One of those seniors is Jen McCollom. (Double disclosure: This writer happens to be friends with McCollom, and Schnurer writes for this paper on occasion.) McCollom, an English major who transferred from College of the Redwoods a couple of semesters ago, blames the situation on poor communication.

"Last November, registration opened on Friday, the 16th, at 9 a.m.," she said. "So at 9 a.m. I was registering [online]." She was able to get into all of the courses she needed, except for one: 309B. (She heard later it had filled up within the first six minutes.)

So at 10:17 a.m., McCollum emailed Schnurer. Ten days later, Schnurer e-mailed her back, saying the class was indeed full but that it was possible she could get into the class if someone dropped out; he'd put her on the waiting list. McCollum left it at that, figuring she'd probably get in.

"My experience at HSU has been, if I'm on a waiting list and I talk to the professor — and typically I've only had five people in front of me in other classes — and if I show up on the first day of class, I get in," she said.

On the first day of classes this month, she arrived at 309B to discover the waiting list was not a mere five students ahead of her, but 30 ahead and almost a hundred behind. She says she wishes she'd known these odds last November; she'd have signed up for something else. But now her school and work schedules are fixed, making adjustments difficult. Besides, most of the other classes she could take to fulfill the requirement are now full.

An advisor told McCollom that 309B was an unusual case — no other class had so many waiting to get in. Snyder explained the popularity of 309B: First, the class fulfills a requirement for communications majors. Second, it can be taken to satisfy three different areas of upper division general education requirements and is one of the less science-y ones, which makes a lot of students happy. Third, it satisfies the "diversity and common ground" course requiremed of every HSU student.

Snyder has little sympathy for seniors who can't get into that class. "They tell me this all the time: ‘I have to have it to graduate!'" he said. "No, that's not the case.

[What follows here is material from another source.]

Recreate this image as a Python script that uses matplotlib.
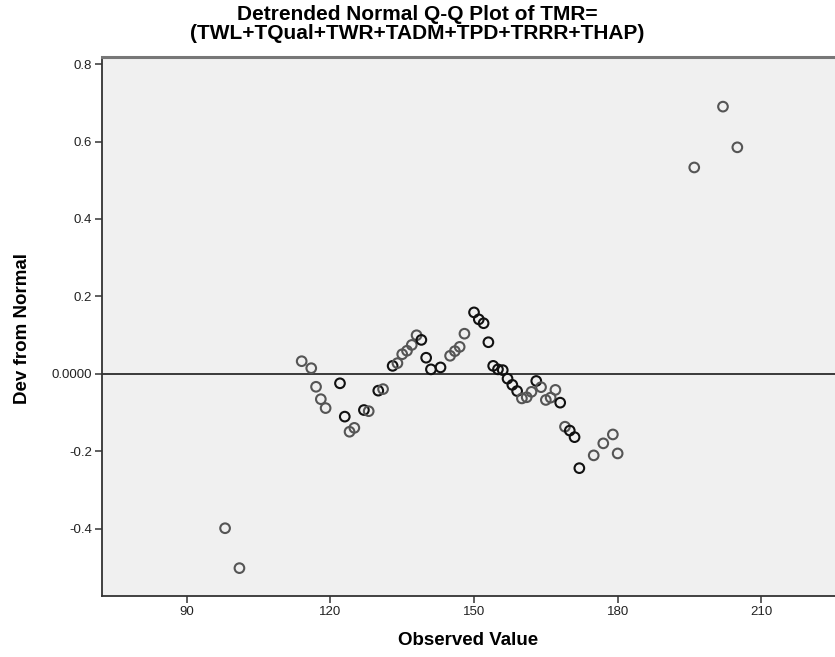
import matplotlib
matplotlib.use("Agg")
import matplotlib.pyplot as plt
import numpy as np

plt.rcParams['font.family'] = ['Liberation Sans', 'DejaVu Sans']

observed = [98, 101, 114, 116, 117, 118, 119, 122, 123, 124, 125, 127, 128, 130, 131,
            133, 134, 135, 136, 137, 138, 139, 140, 141, 143, 145, 146, 147, 148,
            150, 151, 152, 153, 154, 155, 156, 157, 158, 159, 160, 161, 162, 163,
            164, 165, 166, 167, 168, 169, 170, 171, 172, 175, 177, 179, 180,
            196, 202, 205]
dev_from_normal = [-0.398, -0.501, 0.033, 0.015, -0.033, -0.065, -0.088, -0.024, -0.110,
                   -0.149, -0.139, -0.093, -0.096, -0.043, -0.039,
                   0.021, 0.028, 0.051, 0.060, 0.075, 0.100, 0.088, 0.042, 0.012,
                   0.017, 0.047, 0.059, 0.070, 0.104,
                   0.159, 0.141, 0.131, 0.082, 0.021, 0.012, 0.010, -0.012, -0.028,
                   -0.044, -0.063, -0.060, -0.046, -0.018,
                   -0.034, -0.067, -0.061, -0.041, -0.074, -0.136, -0.146, -0.163,
                   -0.243, -0.210, -0.179, -0.156, -0.205,
                   0.533, 0.690, 0.585]
tied_cases = [1, 1, 1, 1, 1, 1, 1, 2, 2, 1, 1, 2, 1, 2, 1,
              2, 1, 1, 1, 1, 1, 2, 2, 2, 2, 1, 1, 1, 1,
              2, 2, 2, 2, 2, 2, 2, 2, 2, 2, 1, 1, 1, 2,
              1, 1, 1, 1, 2, 1, 2, 2, 2, 1, 1, 1, 1,
              1, 1, 1]

x_ticks = [90, 120, 150, 180, 210]
y_ticks = [0.8, 0.6, 0.4, 0.2, 0.0, -0.2, -0.4]
y_tick_labels = ['0.8', '0.6', '0.4', '0.2', '0.0000', '-0.2', '-0.4']

fig = plt.figure(figsize=(8.35, 6.57), dpi=100)
ax = fig.add_axes([0.1222, 0.0928, 0.8778, 0.8204])
ax.set_facecolor('#f0f0f0')

ax.axhline(0, color='#3a3a3a', lw=1.4, zorder=1)

obs = np.array(observed)
dev = np.array(dev_from_normal)
cnt = np.array(tied_cases)
edge_single = '#555555'
edge_tied = '#111111'
edges = [edge_tied if c > 1 else edge_single for c in cnt]
ax.scatter(obs, dev, s=48, facecolors='none', edgecolors=edges, linewidths=1.5, zorder=3)

ax.set_xlim(72.3, 225.4)
ax.set_ylim(-0.573, 0.818)
ax.set_xticks(x_ticks)
ax.set_yticks(y_ticks)
ax.set_yticklabels(y_tick_labels)
ax.tick_params(direction='out', length=5, width=1.2, color='#444444',
               labelsize=9.5, labelcolor='#222222', pad=2)

for side in ['left', 'bottom']:
    ax.spines[side].set_color('#333333')
    ax.spines[side].set_linewidth(1.3)
ax.spines['top'].set_color('#777777')
ax.spines['top'].set_linewidth(2.2)
ax.spines['right'].set_visible(False)

fig.text(0.5, 0.993, 'Detrended Normal Q-Q Plot of TMR=\n(TWL+TQual+TWR+TADM+TPD+TRRR+THAP)',
         ha='center', va='top', fontsize=15, fontweight='bold', linespacing=1.0)
fig.text(0.5611, 0.012, 'Observed Value', ha='center', va='bottom', fontsize=13.5, fontweight='bold')
fig.text(0.027, 0.5, 'Dev from Normal', ha='center', va='center', rotation=90,
         fontsize=13.5, fontweight='bold')

fig.savefig('out.png', dpi=100)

They would like to have it." They can take another class, Snyder said. There are about 50 seats still open in this category of required courses.

Schnurer says the "bureaucratic wrangling and heavy-handed pressure from students have made teaching the class more difficult. Rather than focus my energy on preparing for class, I have to field requests and explain the situation to student after student."

He's worried what might happen next. "In many ways, Gender and Communication is a classic Humboldt class," he said. "The subject matter is thought-provoking, the schedule is rigorous, and the students are asked to think about the ways their lives are gendered. Dramatically increasing the size of the class would hurt a lot of those goals."

Snyder says not to worry. "I don't have any plans at this point to make this class bigger," he said. He also doesn't plan to add more sections. He wishes, instead, that students "would just distribute themselves" better instead of all trying to pile into 309B.

Which gets back to McCollom's complaint: Perhaps somebody should have warned people about the class's extreme popularity. "I have to think about it," Snyder said. "Maybe a note in the online catalog."